Sometimes, AI-generated photos can be used not just to underline dramatic climatic changes that are predicted, but the power of the technology, such as this publicity exercise by UK start-up Midjourney that depicted a dire future for global landmarks such as the Taj Mahal, Stonehenge and Mount Rushmore.

Celebrities wilfully improving genuine photos of themselves is nothing new - see this round-up of some of the worst failures for a quick chuckle. And newspapers and magazines have photo editors who spend every day retouching and ‘improving’ what their photographers take.

Even Queen Victoria was at it, when photography was in its infancy. Plus don’t ignore Henry VIII’s “spectacular codpiece” (thank you, Daily Telegraph).
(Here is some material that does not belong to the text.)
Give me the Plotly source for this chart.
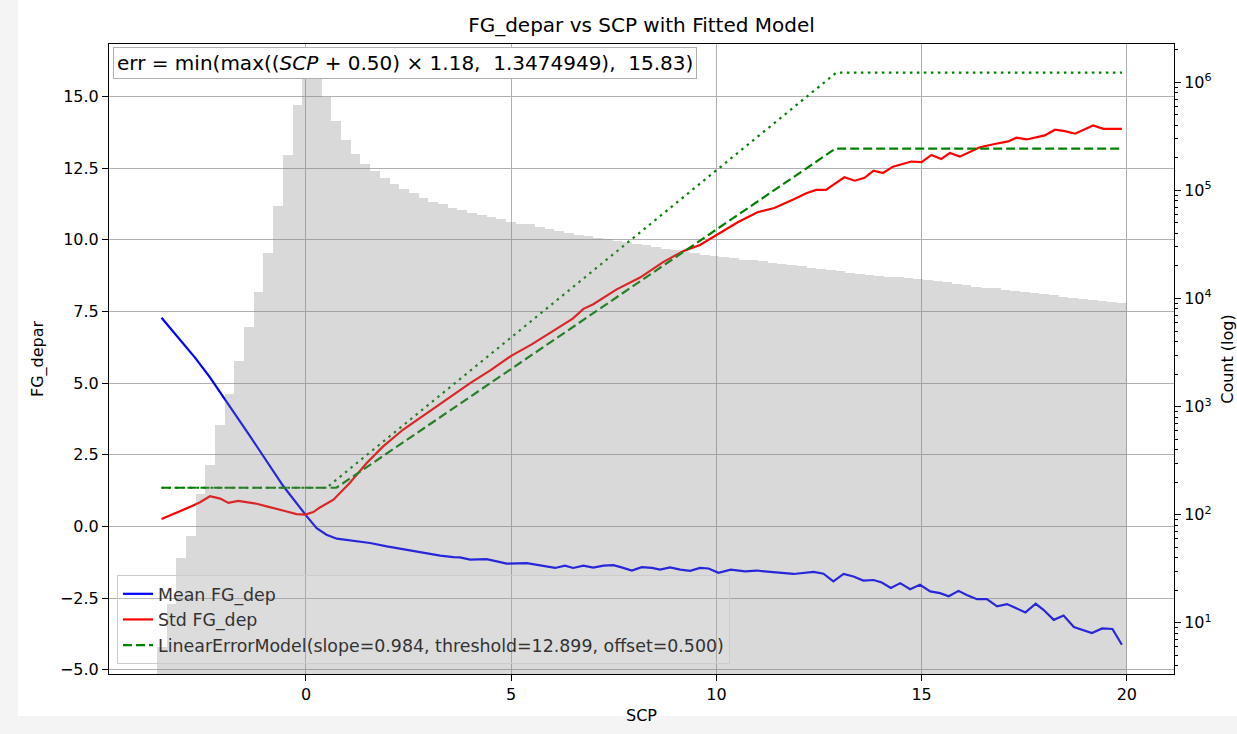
import numpy as np
import plotly.graph_objects as go

# ---------------- data ----------------
bin_start = -3.635
bin_width = 0.2363
hist_counts = [
    5, 14, 39, 63, 155, 288, 680, 1310, 2660, 5420, 11400, 26500, 71700, 211000, 615000, 1210000, 1190000,
    724000, 437000, 291000, 216000, 175000, 152000, 131500, 114000, 102300,
    94600, 85700, 78000, 74300, 69300, 66400, 61800, 58800, 56700, 54000, 50900, 49200, 48500, 45800,
    43600, 41800, 40000, 38700, 37600, 36400, 35200, 34400, 33400, 32000,
    31000, 30000, 29000, 27900, 27000, 26100, 25300, 24500, 24000, 23500,
    22700, 22500, 22000, 21300, 20900, 20200, 19800, 19200, 18800, 18200,
    17800, 17400, 16900, 16500, 16200, 15800, 15700, 15500, 15200, 14800,
    14400, 14100, 13600, 13200, 12900, 12600, 12400, 12100, 11700, 11500,
    11200, 11000, 10700, 10400, 10100, 9900, 9600, 9400, 9200, 9100,
]

mean_scp = [-3.52, -3.10, -2.70, -2.34, -2.02, -1.36, -0.55, -0.15, 0.02, 0.26, 0.50, 0.75, 1.15, 1.56,
            1.97, 2.29, 2.62, 2.94, 3.27, 3.59, 3.75, 4.00, 4.40, 4.65, 4.89, 5.38, 5.70, 6.07, 6.31,
            6.51, 6.76, 7.00, 7.25, 7.49, 7.69, 7.94, 8.18, 8.43, 8.63, 8.87, 9.12, 9.36, 9.60, 9.81,
            10.05, 10.35, 10.70, 10.98, 11.31, 11.88, 12.37, 12.61, 12.85, 13.10, 13.34, 13.58, 13.83,
            14.03, 14.25, 14.48, 14.72, 14.96, 15.21, 15.45, 15.66, 15.90, 16.10, 16.35, 16.59, 16.84,
            17.08, 17.29, 17.53, 17.78, 17.97, 18.22, 18.46, 18.71, 19.15, 19.40, 19.65, 19.88]
mean_fg = [7.28, 6.57, 5.88, 5.20, 4.54, 3.14, 1.40, 0.64, 0.35, -0.06, -0.29, -0.43, -0.50, -0.58,
           -0.70, -0.78, -0.87, -0.93, -1.02, -1.07, -1.08, -1.16, -1.14, -1.22, -1.30, -1.28, -1.35,
           -1.45, -1.37, -1.45, -1.37, -1.44, -1.37, -1.35, -1.43, -1.54, -1.42, -1.45, -1.51, -1.43,
           -1.51, -1.55, -1.45, -1.47, -1.62, -1.51, -1.57, -1.54, -1.59, -1.66, -1.59, -1.65, -1.92,
           -1.66, -1.75, -1.89, -1.87, -1.96, -2.15, -1.98, -2.19, -2.04, -2.27, -2.33, -2.44, -2.25,
           -2.39, -2.54, -2.54, -2.79, -2.71, -2.85, -3.00, -2.70, -2.91, -3.26, -3.11, -3.51, -3.72,
           -3.56, -3.58, -4.13]

std_scp = [-3.52, -3.15, -2.79, -2.58, -2.34, -2.09, -1.89, -1.65, -1.44, -1.20, -0.96, -0.71, -0.47,
           -0.23, -0.02, 0.18, 0.34, 0.67, 1.07, 1.48, 1.88, 2.37, 3.00, 3.50, 4.00, 4.50, 5.00, 5.50,
           6.00, 6.50, 6.76, 7.00, 7.57, 8.14, 8.71, 9.20, 9.60, 10.09, 10.52, 11.00, 11.41, 11.90, 12.19,
           12.43, 12.67, 12.88, 13.12, 13.37, 13.61, 13.83, 14.06, 14.30, 14.75, 15.00, 15.24, 15.48,
           15.69, 15.93, 16.17, 16.42, 16.78, 17.11, 17.31, 17.56, 18.00, 18.25, 18.49, 18.74, 19.18,
           19.43, 19.88]
std_fg = [0.26, 0.47, 0.70, 0.84, 1.05, 0.97, 0.82, 0.89, 0.84, 0.79, 0.70, 0.62, 0.52,
          0.43, 0.41, 0.50, 0.66, 0.93, 1.52, 2.21, 2.79, 3.38, 4.00, 4.50, 5.00, 5.45, 5.95, 6.35,
          6.80, 7.25, 7.59, 7.75, 8.27, 8.68, 9.23, 9.61, 9.82, 10.25, 10.61, 10.96, 11.11, 11.42, 11.62,
          11.74, 11.74, 11.95, 12.18, 12.06, 12.16, 12.41, 12.33, 12.55, 12.73, 12.71, 12.96, 12.82,
          13.03, 12.90, 13.05, 13.23, 13.34, 13.43, 13.56, 13.50, 13.64, 13.84, 13.79, 13.70, 13.99,
          13.87, 13.87]

model_scp = [-3.52, 0.74, 12.90, 19.88]
model_fg = [1.3475, 1.3475, 13.18, 13.18]
err_scp = [-3.52, 0.50, 12.92, 19.88]
err_fg = [1.3475, 1.3475, 15.83, 15.83]

x_ticks = [0, 5, 10, 15, 20]
y_ticks = [-5.0, -2.5, 0.0, 2.5, 5.0, 7.5, 10.0, 12.5, 15.0]
count_tick_exps = [1, 2, 3, 4, 5, 6]

# ---------------- figure ----------------
bin_centers = bin_start + bin_width * (np.arange(len(hist_counts)) + 0.5)
FONT = "DejaVu Sans"
W, H = 1237, 734
L, R, T, B = 109, 63, 44, 60
PW, PH = W - L - R, H - T - B

fig = go.Figure()
fig.add_trace(go.Scatter(x=mean_scp, y=mean_fg, mode="lines", name="Mean FG_dep",
                         line=dict(color="#0000ff", width=2.2), legendgroup="a"))
fig.add_trace(go.Scatter(x=std_scp, y=std_fg, mode="lines", name="Std FG_dep",
                         line=dict(color="#ff0000", width=2.2), legendgroup="b"))
fig.add_trace(go.Scatter(x=model_scp, y=model_fg, mode="lines",
                         name="LinearErrorModel(slope=0.984, threshold=12.899, offset=0.500)",
                         line=dict(color="#008000", width=2.2, dash="9px,4px"), legendgroup="c"))
fig.add_trace(go.Scatter(x=err_scp, y=err_fg, mode="lines", showlegend=False,
                         line=dict(color="#008000", width=2.2, dash="2.5px,4.5px")))
fig.add_trace(go.Bar(x=bin_centers, y=hist_counts, width=bin_width, base=1, yaxis="y2",
                     marker=dict(color="rgba(128,128,128,0.3)", line=dict(width=0)),
                     showlegend=False))

minor_vals = [m * 10 ** e for e in range(0, 7) for m in range(2, 10)]

fig.update_layout(
    width=W, height=H,
    paper_bgcolor="#f4f4f4", plot_bgcolor="white",
    margin=dict(l=L, r=R, t=T, b=B),
    font=dict(family=FONT, size=16, color="black"),
    bargap=0,
    title=dict(text="FG_depar vs SCP with Fitted Model", x=0.5, xref="paper", xanchor="center",
               y=1 - 25 / H, yanchor="middle", font=dict(size=20, color="black")),
    xaxis=dict(range=[-4.80, 21.15], tickvals=x_ticks, ticks="outside", ticklen=6, tickcolor="black",
               showline=True, linecolor="black", linewidth=1, mirror=True,
               showgrid=True, gridcolor="#b0b0b0", gridwidth=0.8, zeroline=False,
               tickfont=dict(size=16),
               title=dict(text="SCP", standoff=6, font=dict(size=16)), automargin=False),
    yaxis=dict(range=[-5.15, 16.83], tickvals=y_ticks, tickformat=".1f", ticks="outside", ticklen=6,
               tickcolor="black", showline=True, linecolor="black", linewidth=1,
               showgrid=True, gridcolor="#b0b0b0", gridwidth=0.8, zeroline=False,
               tickfont=dict(size=16),
               title=dict(text="FG_depar", standoff=12, font=dict(size=16)), automargin=False),
    yaxis2=dict(type="log", range=[0.527, 6.354], overlaying="y", side="right",
                tickmode="array", tickvals=[10 ** e for e in count_tick_exps],
                ticktext=["10<sup>%d</sup>" % e for e in count_tick_exps],
                ticks="outside", ticklen=6, tickcolor="black", showline=True, linecolor="black",
                linewidth=1, showgrid=False, zeroline=False, tickfont=dict(size=16),
                minor=dict(tickmode="array", tickvals=minor_vals, ticks="outside", ticklen=3,
                           tickcolor="black", showgrid=False),
                title=dict(text="Count (log)", standoff=14, font=dict(size=16)), automargin=False),
    legend=dict(x=8 / PW, y=10 / PH, xanchor="left", yanchor="bottom",
                bgcolor="rgba(255,255,255,0.1)", bordercolor="#cccccc", borderwidth=1,
                font=dict(size=17.4, color="#333333"), traceorder="grouped", tracegroupgap=0,
                itemwidth=30),
    shapes=[dict(type="rect", xref="paper", yref="paper", x0=-(L - 18) / PW, x1=(W - L) / PW + 0.01,
                 y0=-(716 - (H - B)) / PH, y1=1 + T / PH + 0.02, fillcolor="white", line=dict(width=0),
                 layer="below")],
    annotations=[dict(text="err = min(max((<i>SCP</i> + 0.50) × 1.18,  1.3474949),  15.83)",
                      xref="paper", yref="paper", x=4 / PW, y=1 - 3 / PH, xanchor="left", yanchor="top",
                      showarrow=False, font=dict(size=20, color="black"), bgcolor="white",
                      bordercolor="#b0b0b0", borderwidth=1, borderpad=3, align="left")],
)

fig.write_html("out.html", config={"displayModeBar": False},
               post_script="document.body.style.margin='0';document.body.style.padding='0';"
                           "document.body.style.overflow='hidden';")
The temptation to use doctored images to enhance climate change storytelling, whether that be to further the aims of a NGO or to highlight the challenges that a company is tackling through positive action, can be high. As has been pointed out here on our sister publication PRmoment in the past, the range of images being used to depict the climate challenge is hardly broad. And the more readers are confronted with the brutal and terrifying reality of the impact of climate change on the natural environment and their lives through words alone, the more those words may start to wash over them, or even become counterproductive.

But there is clearly a big fat line to be drawn here: artificial images of climate change impact will not just be labelled as such, but the communication should be able about a projected change, with the inauthenticity central to the point being made. Genuine photos, meanwhile, can have an enormous impact in demonstrating the challenge and what damage has been caused over time, but they must be the real deal. Manipulation risks mistrust.

In communications, it has long been said that a picture is worth a thousand words. We should be careful that a faked image won’t undermine many legitimate, and critical, words.